On Friday, November 15, the U.S. District Court for the Eastern District of Texas struck down the Biden administration’s new overtime rules. The finding vacated the new minimum salary threshold that was imposed on July 1, 2024, as well as the second threshold set to take effect on January 1, 2025, and any subsequent increases tied to the rule. Effective immediately, the salary threshold for white-collar exemptions reverts to the former level of $35,568 annually ($684 per week).
It is possible the Biden administration will appeal the ruling, but the 5th U.S. Circuit Court of Appeals is unlikely to act on such an appeal prior to January 20, 2025, and it is not clear if the new administration would pursue the appeal. Schools that have been preparing for these increases and that already made changes to the wages of some school employees for the 2024-2025 school year are now left wondering what they can and should do in light of this ruling.
What's Next for Schools
The announcement of the new thresholds in spring of 2024 meant most schools built salary shifts into their budgets for the current school year, either increasing the wages of employees who suddenly fell below the threshold or accounting for overtime wages as the employees were reclassified to non-exempt positions. Some schools accounted for the January shift in employees’ fall wages while others intended to increase some salaries again after winter break. Schools that planned to make future changes can now simply keep employees where they are, but those that have already made changes must now decide if the changes are going to be made permanent.
For schools that faced pushback from employees who were reclassified to non-exempt status, reclassifying those employees to exempt may be a welcome announcement.

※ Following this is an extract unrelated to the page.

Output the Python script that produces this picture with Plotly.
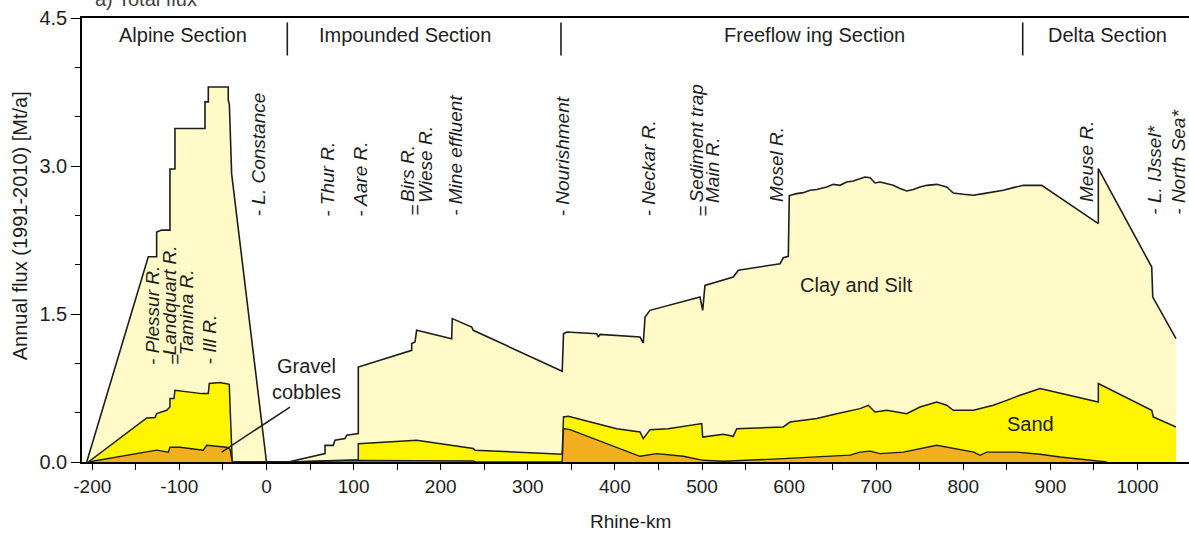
import plotly.graph_objects as go

# ---------------- data (Rhine-km, Mt/a) ----------------
total_km = [-206.4, -135.7, -126.1, -126.1, -120.3, -110.8, -110.8, -105.1, -105.1, -70.6, -70.6, -66.8, -66.8,
            -43.9, -43.9, -42.6, -40.0, 0.0,
            25.0, 67.2, 67.2, 76.7, 78.6, 90.1, 92.1, 105.4, 105.4, 166.7, 166.7, 170.5, 172.4, 212.6, 213.3,
            235.6, 237.4, 339.5, 341.0, 344.7, 379.1, 380.9, 382.9, 428.8, 432.6, 434.6, 440.3, 497.7, 500.8,
            503.4, 535.9, 541.7, 589.6, 593.3, 599.1, 600.2, 608.7, 616.3, 624.0, 631.7, 643.2, 650.7, 658.4,
            666.1, 673.7, 681.4, 687.1, 692.9, 698.6, 704.4, 712.1, 719.6, 727.3, 735.0, 742.6, 750.3, 758.0,
            769.5, 780.9, 788.5, 800.0, 811.5, 823.0, 834.4, 845.9, 857.4, 868.9, 890.0, 955.0, 955.0, 1016.3,
            1017.5, 1044.2]
total_flux = [0, 2.08, 2.08, 2.33, 2.35, 2.35, 2.97, 2.97, 3.38, 3.38, 3.65, 3.65, 3.80, 3.80, 3.67, 3.62, 2.92, 0,
              0, 0.085, 0.169, 0.169, 0.22, 0.237, 0.271, 0.288, 0.963, 1.132, 1.20, 1.216, 1.335, 1.25, 1.453,
              1.368, 1.335, 0.919, 1.30, 1.318, 1.30, 1.267, 1.294, 1.267, 1.206, 1.47, 1.537, 1.672, 1.537,
              1.79, 1.875, 1.943, 2.01, 2.07, 2.085, 2.70, 2.72, 2.73, 2.754, 2.761, 2.787, 2.814, 2.804,
              2.838, 2.848, 2.872, 2.888, 2.882, 2.828, 2.838, 2.822, 2.804, 2.771, 2.747, 2.761, 2.787, 2.804,
              2.814, 2.787, 2.726, 2.713, 2.703, 2.72, 2.736, 2.754, 2.781, 2.804, 2.804, 2.416, 2.974, 1.976,
              1.672, 1.25]

sand_km = [-204.6, -137.5, -128.0, -126.1, -114.6, -110.8, -110.8, -106.2, -105.1, -74.4, -66.8, -65.7, -53.4,
           -42.7, -41.9, -39.3, 25.0, 101.7, 105.4, 105.4, 168.3, 172.4, 237.4, 239.3, 339.5, 341.0, 346.5,
           380.9, 402.1, 428.8, 432.6, 440.3, 461.3, 499.7, 500.8, 524.5, 535.9, 539.9, 593.3, 601.0, 631.7,
           654.7, 681.4, 690.9, 698.6, 712.1, 735.0, 750.3, 769.5, 780.9, 788.5, 811.5, 834.4, 849.8, 865.1,
           888.1, 955.0, 955.0, 1016.3, 1018.1, 1044.2]
sand_top = [0, 0.446, 0.45, 0.49, 0.524, 0.557, 0.643, 0.643, 0.727, 0.693, 0.693, 0.795, 0.805, 0.787, 0.59, 0,
            0, 0.024, 0.024, 0.186, 0.213, 0.22, 0.136, 0.12, 0.078, 0.456, 0.463, 0.389, 0.338, 0.304, 0.237,
            0.328, 0.338, 0.389, 0.253, 0.281, 0.26, 0.338, 0.355, 0.405, 0.44, 0.49, 0.541, 0.575, 0.507,
            0.524, 0.49, 0.557, 0.608, 0.575, 0.524, 0.524, 0.575, 0.625, 0.676, 0.744, 0.608, 0.795, 0.524,
            0.456, 0.355]

gravel_km = [-204.6, -126.1, -112.7, -110.8, -99.3, -72.6, -68.7, -45.7, -41.9, -39.3, 25.0, 105.4, 237.4,
             240.0, 339.5, 341.0, 348.5, 371.4, 402.1, 428.8, 447.9, 478.5, 501.4, 524.4, 593.3, 669.9, 681.4,
             692.9, 704.4, 731.1, 769.5, 788.5, 812.0, 819.2, 826.9, 861.3, 888.1, 911.1, 949.3, 964.7]
gravel_top = [0, 0.12, 0.10, 0.15, 0.15, 0.12, 0.17, 0.15, 0.13, 0, 0, 0.015, 0.01, 0, 0, 0.338, 0.328, 0.253,
              0.152, 0.058, 0.085, 0.058, 0.017, 0.007, 0.034, 0.07, 0.10, 0.11, 0.085, 0.10, 0.169, 0.136,
              0.10, 0.068, 0.10, 0.10, 0.078, 0.051, 0.01, 0]

x_tick_vals = list(range(-200, 1001, 100))
x_tick_text = [str(v) for v in x_tick_vals]
x_minor_vals = list(range(-150, 1000, 100))
y_tick_vals = [0, 1.5, 3.0, 4.5]
y_tick_text = ["0.0", "1.5", "3.0", "4.5"]
y_minor_vals = [0.5, 1.0, 2.0, 2.5, 3.5, 4.0]

section_names = ["Alpine Section", "Impounded Section", "Freeflow ing Section", "Delta Section"]
section_centers_km = [-95.9, 159.0, 629.7, 965.0]
section_bounds_km = [23.9, 338.1, 868.2]

trib_labels = ["- Plessur R.", "Landquart R.", "Tamina R.", "=", "- Ill R.", "- L. Constance", "- Thur R.",
               "- Aare R.", "Birs R.", "Wiese R.", "=", "- Mine effluent", "- Nourishment", "- Neckar R.",
               "Sediment trap", "Main R.", "=", "Mosel R.", "Meuse R.", "- L. IJssel*", "- North Sea*"]
trib_km = [-130.3, -111.9, -92.4, -105.1, -64.9, -9.8, 70.6, 108.5, 162.5, 183.1, 170.5, 217.6, 339.3, 438.0,
           493.1, 512.6, 501.1, 586.1, 942.0, 1019.9, 1047.5]
trib_base = [0.968, 1.061, 1.061, 0.968, 0.968, 2.47, 2.47, 2.47, 2.61, 2.61, 2.47, 2.47, 2.47, 2.47,
             2.61, 2.61, 2.47, 2.61, 2.61, 2.49, 2.49]

# ---------------- styling ----------------
LINE = "#1e1e1e"
TXT = "#1e1e1e"
FONT = "Liberation Sans, Arial, sans-serif"

fig = go.Figure()
fig.add_trace(go.Scatter(x=total_km, y=total_flux, mode="lines", fill="tozeroy",
                         fillcolor="#FFFAC8", line=dict(color=LINE, width=1.6), hoverinfo="skip"))
fig.add_trace(go.Scatter(x=sand_km, y=sand_top, mode="lines", fill="tozeroy",
                         fillcolor="#FFF500", line=dict(color=LINE, width=1.5), hoverinfo="skip"))
fig.add_trace(go.Scatter(x=gravel_km, y=gravel_top, mode="lines", fill="tozeroy",
                         fillcolor="#F2B020", line=dict(color=LINE, width=1.4), hoverinfo="skip"))

ann = []
for name, xc in zip(section_names, section_centers_km):
    ann.append(dict(x=xc, y=4.325, xref="x", yref="y", text=name, showarrow=False,
                    font=dict(size=20, color=TXT, family=FONT), xanchor="center", yanchor="middle"))
for t, xk, yb in zip(trib_labels, trib_km, trib_base):
    ann.append(dict(x=xk, y=yb, xref="x", yref="y", text="<i>%s</i>" % t, showarrow=False, textangle=-90,
                    font=dict(size=19, color=TXT, family=FONT), xanchor="center", yanchor="bottom"))
ann.append(dict(x=45.4, y=0.838, xref="x", yref="y", text="Gravel<br>cobbles", showarrow=False,
                font=dict(size=20, color=TXT, family=FONT), xanchor="center", yanchor="middle"))
ann.append(dict(x=677.6, y=1.791, xref="x", yref="y", text="Clay and Silt", showarrow=False,
                font=dict(size=20, color=TXT, family=FONT), xanchor="center", yanchor="middle"))
ann.append(dict(x=877.5, y=0.389, xref="x", yref="y", text="Sand", showarrow=False,
                font=dict(size=20, color=TXT, family=FONT), xanchor="center", yanchor="middle"))
ann.append(dict(x=-0.0565, y=2.394, xref="paper", yref="y", text="Annual flux (1991-2010) [Mt/a]",
                showarrow=False, textangle=-90, font=dict(size=20, color=TXT, family=FONT),
                xanchor="center", yanchor="middle"))
ann.append(dict(x=417.9, y=-0.133, xref="x", yref="paper", text="Rhine-km", showarrow=False,
                font=dict(size=19, color=TXT, family=FONT), xanchor="center", yanchor="middle"))
ann.append(dict(x=0.0099, y=1.0135, xref="paper", yref="paper", text="a) Total flux", showarrow=False,
                font=dict(size=20, color="#444", family=FONT), xanchor="left", yanchor="bottom"))

shapes = []
for b in section_bounds_km:
    shapes.append(dict(type="line", xref="x", yref="y", x0=b, x1=b, y0=4.12, y1=4.455,
                       line=dict(color=LINE, width=1.6)))
shapes.append(dict(type="line", xref="x", yref="y", x0=27.0, y0=0.557, x1=-51.4, y1=0.101,
                   line=dict(color=LINE, width=1.5)))

fig.update_layout(
    width=1189, height=535, margin=dict(l=82, r=0, t=18, b=73),
    paper_bgcolor="white", plot_bgcolor="white", showlegend=False,
    font=dict(family=FONT, color=TXT),
    annotations=ann, shapes=shapes,
    xaxis=dict(range=[-211.8, 1059.1], showgrid=False, zeroline=False, showline=True, linecolor="black",
               linewidth=1.5, mirror=True, ticks="outside", ticklen=6, tickwidth=1.3, tickcolor="black",
               tickmode="array", tickvals=x_tick_vals, ticktext=x_tick_text,
               tickfont=dict(size=19, color=TXT, family=FONT),
               minor=dict(tickmode="array", tickvals=x_minor_vals, ticks="outside", ticklen=6, tickwidth=1.3,
                          tickcolor="black", showgrid=False)),
    yaxis=dict(range=[0, 4.5], showgrid=False, zeroline=False, showline=True, linecolor="black",
               linewidth=1.5, ticks="outside", ticklen=9, tickwidth=1.3, tickcolor="black",
               tickmode="array", tickvals=y_tick_vals, ticktext=y_tick_text,
               tickfont=dict(size=20, color=TXT, family=FONT),
               minor=dict(tickmode="array", tickvals=y_minor_vals, ticks="outside", ticklen=5, tickwidth=1.3,
                          tickcolor="black", showgrid=False)),
)

fig.write_html("out.html", config={"displayModeBar": False},
               post_script="document.body.style.margin='0';document.body.style.overflow='hidden';")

Schools should confirm that any employee who is being classified as exempt meets the duties test for the exemption and that all employees in a similar position at the school are also classified as exempt. Decisions regarding exemption should be documented with the reasoning stated clearly. If contracts were issued to an employee whose classification is changing, they should be re-issued with a wage schedule that matches the new classification. Schools may wish to consider a small wage increase for any reclassified employees who were anticipating overtime and who may have budgeted for it, although such an increase is not legally necessary and would be driven by employee-relations concerns.
Schools that increased employee salaries to meet the new thresholds may face criticism if they now attempt to reduce those wages, even if such a reduction was to bring the employee back in line with other similarly positioned employees. Efforts to mitigate the changes through reduced annual increases to employees who are misaligned may be made, and any new hires do not need to be brought in at the disproportionate wage rate. However, schools should take care to avoid the appearance of impropriety or bias in wages as these shifts are made to bring employee salaries back in line and to restore equity among staff.
Constant Calibration
Some schools, including many small schools and boarding schools, were struggling to implement these rapidly increasing thresholds in a sustainable manner. While schools should review their employee classifications regularly and make adjustments when role changes require them, this ruling is likely to be welcomed by many who need to make changes more slowly. Whether a school makes changes now or in the future, NBOA will continue to provide our members with updates and implementation considerations when regulatory shifts occur so independent schools can make the best choices for their communities.